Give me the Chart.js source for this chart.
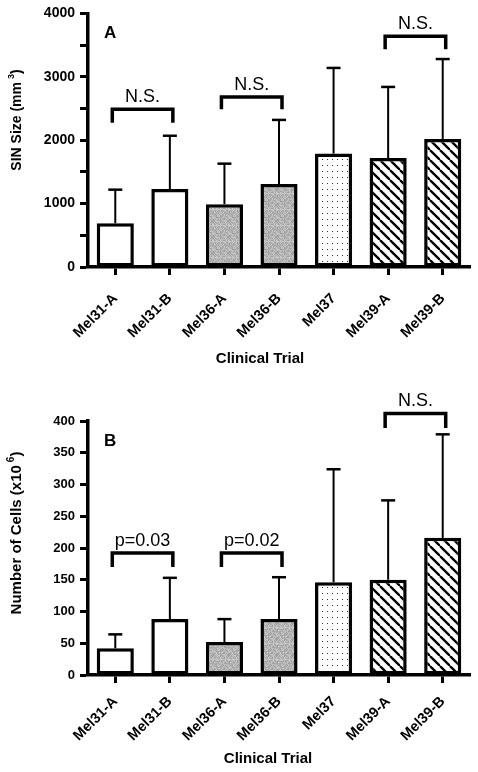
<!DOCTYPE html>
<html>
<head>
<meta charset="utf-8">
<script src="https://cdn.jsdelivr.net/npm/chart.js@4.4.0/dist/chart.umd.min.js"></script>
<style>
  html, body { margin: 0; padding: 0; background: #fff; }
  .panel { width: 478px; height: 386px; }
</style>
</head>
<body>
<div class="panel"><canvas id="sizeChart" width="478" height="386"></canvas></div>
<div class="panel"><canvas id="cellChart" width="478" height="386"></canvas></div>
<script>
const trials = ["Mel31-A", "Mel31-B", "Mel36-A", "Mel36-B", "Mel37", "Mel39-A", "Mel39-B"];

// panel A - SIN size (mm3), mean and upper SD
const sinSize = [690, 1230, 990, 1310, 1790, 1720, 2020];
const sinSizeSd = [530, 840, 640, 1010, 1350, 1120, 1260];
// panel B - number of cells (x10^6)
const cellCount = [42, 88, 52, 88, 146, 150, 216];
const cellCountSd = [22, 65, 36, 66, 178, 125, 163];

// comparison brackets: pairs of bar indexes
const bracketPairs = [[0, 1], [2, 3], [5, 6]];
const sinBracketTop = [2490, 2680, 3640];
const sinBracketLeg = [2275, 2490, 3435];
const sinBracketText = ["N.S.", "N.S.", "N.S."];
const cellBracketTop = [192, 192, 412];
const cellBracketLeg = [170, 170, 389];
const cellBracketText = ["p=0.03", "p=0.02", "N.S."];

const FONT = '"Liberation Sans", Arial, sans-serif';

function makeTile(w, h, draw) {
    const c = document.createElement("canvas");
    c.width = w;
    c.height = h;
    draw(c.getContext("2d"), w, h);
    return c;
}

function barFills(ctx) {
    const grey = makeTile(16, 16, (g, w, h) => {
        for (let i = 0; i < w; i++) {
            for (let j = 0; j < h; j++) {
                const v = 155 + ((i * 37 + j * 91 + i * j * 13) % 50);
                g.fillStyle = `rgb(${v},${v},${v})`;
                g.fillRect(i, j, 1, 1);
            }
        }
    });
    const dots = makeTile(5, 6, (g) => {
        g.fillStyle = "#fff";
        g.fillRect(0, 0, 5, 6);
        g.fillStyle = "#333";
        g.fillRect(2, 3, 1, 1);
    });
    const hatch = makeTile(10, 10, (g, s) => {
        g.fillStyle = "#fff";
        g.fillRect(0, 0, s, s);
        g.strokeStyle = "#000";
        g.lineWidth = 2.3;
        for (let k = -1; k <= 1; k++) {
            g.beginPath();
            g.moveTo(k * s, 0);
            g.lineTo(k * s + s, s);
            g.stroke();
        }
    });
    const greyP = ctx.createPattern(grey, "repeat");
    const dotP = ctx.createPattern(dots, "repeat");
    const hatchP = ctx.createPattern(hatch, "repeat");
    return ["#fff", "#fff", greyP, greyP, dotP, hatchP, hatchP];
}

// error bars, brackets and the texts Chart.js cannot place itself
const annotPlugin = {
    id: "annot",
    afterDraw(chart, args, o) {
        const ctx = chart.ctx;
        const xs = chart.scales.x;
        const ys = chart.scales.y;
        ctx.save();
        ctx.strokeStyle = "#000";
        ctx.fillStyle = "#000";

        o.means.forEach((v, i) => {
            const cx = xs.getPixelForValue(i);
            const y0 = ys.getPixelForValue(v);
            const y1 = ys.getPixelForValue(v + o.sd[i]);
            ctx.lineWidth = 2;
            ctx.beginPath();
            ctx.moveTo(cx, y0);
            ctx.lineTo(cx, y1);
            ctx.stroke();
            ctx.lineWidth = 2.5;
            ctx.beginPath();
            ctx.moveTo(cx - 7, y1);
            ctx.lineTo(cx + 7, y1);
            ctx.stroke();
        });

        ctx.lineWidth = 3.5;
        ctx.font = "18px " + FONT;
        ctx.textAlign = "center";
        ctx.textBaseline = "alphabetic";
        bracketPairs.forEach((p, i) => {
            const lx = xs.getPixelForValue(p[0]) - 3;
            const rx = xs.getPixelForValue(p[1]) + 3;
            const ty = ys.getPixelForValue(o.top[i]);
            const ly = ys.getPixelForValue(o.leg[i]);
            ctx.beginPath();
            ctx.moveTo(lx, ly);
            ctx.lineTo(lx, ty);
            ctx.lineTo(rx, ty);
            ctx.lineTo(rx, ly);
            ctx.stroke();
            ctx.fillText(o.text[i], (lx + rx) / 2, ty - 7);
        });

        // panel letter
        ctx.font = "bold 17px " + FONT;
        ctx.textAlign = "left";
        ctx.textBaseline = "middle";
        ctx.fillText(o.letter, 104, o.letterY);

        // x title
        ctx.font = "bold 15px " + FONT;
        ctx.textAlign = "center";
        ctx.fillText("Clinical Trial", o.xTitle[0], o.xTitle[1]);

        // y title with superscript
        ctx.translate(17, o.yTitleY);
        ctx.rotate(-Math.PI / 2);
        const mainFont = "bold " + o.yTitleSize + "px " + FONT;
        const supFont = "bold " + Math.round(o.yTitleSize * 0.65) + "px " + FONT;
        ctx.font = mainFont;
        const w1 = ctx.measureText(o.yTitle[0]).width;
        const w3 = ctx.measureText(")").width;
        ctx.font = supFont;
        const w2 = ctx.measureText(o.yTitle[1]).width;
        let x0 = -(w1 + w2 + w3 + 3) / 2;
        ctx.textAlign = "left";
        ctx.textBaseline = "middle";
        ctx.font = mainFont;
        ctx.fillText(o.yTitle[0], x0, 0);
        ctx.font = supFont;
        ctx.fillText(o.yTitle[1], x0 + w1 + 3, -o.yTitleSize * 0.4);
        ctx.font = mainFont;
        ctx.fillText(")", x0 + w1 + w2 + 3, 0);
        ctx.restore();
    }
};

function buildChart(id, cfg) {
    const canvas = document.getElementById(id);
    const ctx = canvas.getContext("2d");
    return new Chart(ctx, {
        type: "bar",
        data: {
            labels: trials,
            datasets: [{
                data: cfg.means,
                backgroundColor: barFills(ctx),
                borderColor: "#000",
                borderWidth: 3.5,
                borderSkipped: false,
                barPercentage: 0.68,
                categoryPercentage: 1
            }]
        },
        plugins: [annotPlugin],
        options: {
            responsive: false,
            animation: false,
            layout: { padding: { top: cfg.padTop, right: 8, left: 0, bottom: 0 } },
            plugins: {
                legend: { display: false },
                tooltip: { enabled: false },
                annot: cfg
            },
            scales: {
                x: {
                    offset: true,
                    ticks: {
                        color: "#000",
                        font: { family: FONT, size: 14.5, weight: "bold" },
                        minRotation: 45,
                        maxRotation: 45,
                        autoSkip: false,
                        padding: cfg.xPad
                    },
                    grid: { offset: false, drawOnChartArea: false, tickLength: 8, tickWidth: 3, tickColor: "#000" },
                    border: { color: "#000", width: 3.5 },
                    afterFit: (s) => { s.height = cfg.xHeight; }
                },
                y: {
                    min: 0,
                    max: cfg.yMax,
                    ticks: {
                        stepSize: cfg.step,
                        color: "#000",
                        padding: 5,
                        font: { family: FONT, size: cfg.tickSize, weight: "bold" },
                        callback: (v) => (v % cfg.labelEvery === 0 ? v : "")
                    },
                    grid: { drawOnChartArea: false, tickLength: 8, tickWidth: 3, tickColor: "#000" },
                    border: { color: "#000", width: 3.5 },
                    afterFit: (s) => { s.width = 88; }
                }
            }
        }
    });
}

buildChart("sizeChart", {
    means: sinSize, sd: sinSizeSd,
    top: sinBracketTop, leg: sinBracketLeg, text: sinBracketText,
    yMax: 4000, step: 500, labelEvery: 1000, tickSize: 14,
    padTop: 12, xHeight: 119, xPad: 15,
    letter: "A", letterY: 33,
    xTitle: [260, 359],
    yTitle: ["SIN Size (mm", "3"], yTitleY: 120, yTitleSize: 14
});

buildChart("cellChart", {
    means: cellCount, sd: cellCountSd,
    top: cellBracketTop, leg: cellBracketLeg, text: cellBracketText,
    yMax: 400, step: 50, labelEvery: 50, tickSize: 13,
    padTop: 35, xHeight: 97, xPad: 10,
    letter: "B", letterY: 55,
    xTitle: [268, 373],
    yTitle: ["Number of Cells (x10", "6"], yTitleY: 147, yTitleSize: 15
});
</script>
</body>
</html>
§ §
◆ **Goal of the exercise**
Your task is to return the lines above, from the first one up to and including the line containing "const cellCountSd = [22, 65, 36, 66, 178, 125, 163];", minus any pictures.

◆ **The response**
Give me the Chart.js source for this chart.
<!DOCTYPE html>
<html>
<head>
<meta charset="utf-8">
<script src="https://cdn.jsdelivr.net/npm/chart.js@4.4.0/dist/chart.umd.min.js"></script>
<style>
  html, body { margin: 0; padding: 0; background: #fff; }
  .panel { width: 478px; height: 386px; }
</style>
</head>
<body>
<div class="panel"><canvas id="sizeChart" width="478" height="386"></canvas></div>
<div class="panel"><canvas id="cellChart" width="478" height="386"></canvas></div>
<script>
const trials = ["Mel31-A", "Mel31-B", "Mel36-A", "Mel36-B", "Mel37", "Mel39-A", "Mel39-B"];

// panel A - SIN size (mm3), mean and upper SD
const sinSize = [690, 1230, 990, 1310, 1790, 1720, 2020];
const sinSizeSd = [530, 840, 640, 1010, 1350, 1120, 1260];
// panel B - number of cells (x10^6)
const cellCount = [42, 88, 52, 88, 146, 150, 216];
const cellCountSd = [22, 65, 36, 66, 178, 125, 163];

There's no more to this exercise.